THE wide range of bribe types includes gentle bribe [1, 2, 3, 4] and lobbying.
"Sometimes it is being painted with the "just politics" or "just business" brush."We recently alluded to the Barnes & Noble deal, about which Jay Lyman writes: "with the deal in place, Barnes & Noble is no longer putting pressure on Microsoft to explain exactly where it asserted IP rights over Android."
This is a trick that Microsoft pulled before. It's like buying terror, paying the reluctant victim some money to stop fighting against extortion and thus paving the way to more of it. As the same source put it, "Microsoft has bought a share of Barnes & Noble's Nook e-reader business."

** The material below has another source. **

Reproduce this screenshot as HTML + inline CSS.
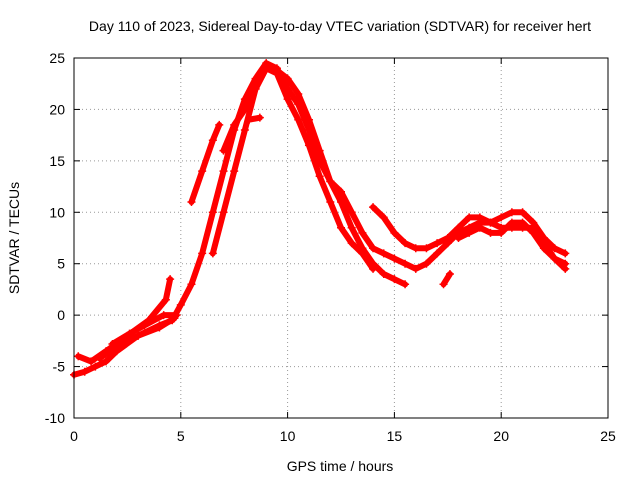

Nice way to pass a bribe -- "buying a share". Barnes & Noble was important in this battle for Android freedom (gratis) and Microsoft has just neutralised it. It may make "business sense" for both sides to make such a transaction, but it's akin to a bribe that helps Microsoft further distort the market.
As SJVN put it:
So, did Microsoft do the deal just because they realized that if their anti-Android patents would be ruled to be FUD? No, but it did have a heck of a lot to do with it. As Alison Frankel, senior writer at The American Lawyer, commented, “Microsoft paid B&N, the patent defendant, a sum of money that exceeded the marketplace value of its investment. How often does a patent plaintiff pay the defendant in a settlement? Especially when that defendant is on the ropes and urgently searching for a strategic investor?”
I know the answer to that one: Never.
Oracle’s case is as dead now as when it began. Like SCO with its insane attacks against IBM and Linux, Oracle doesn’t have a leg to stand on in its Google litigation.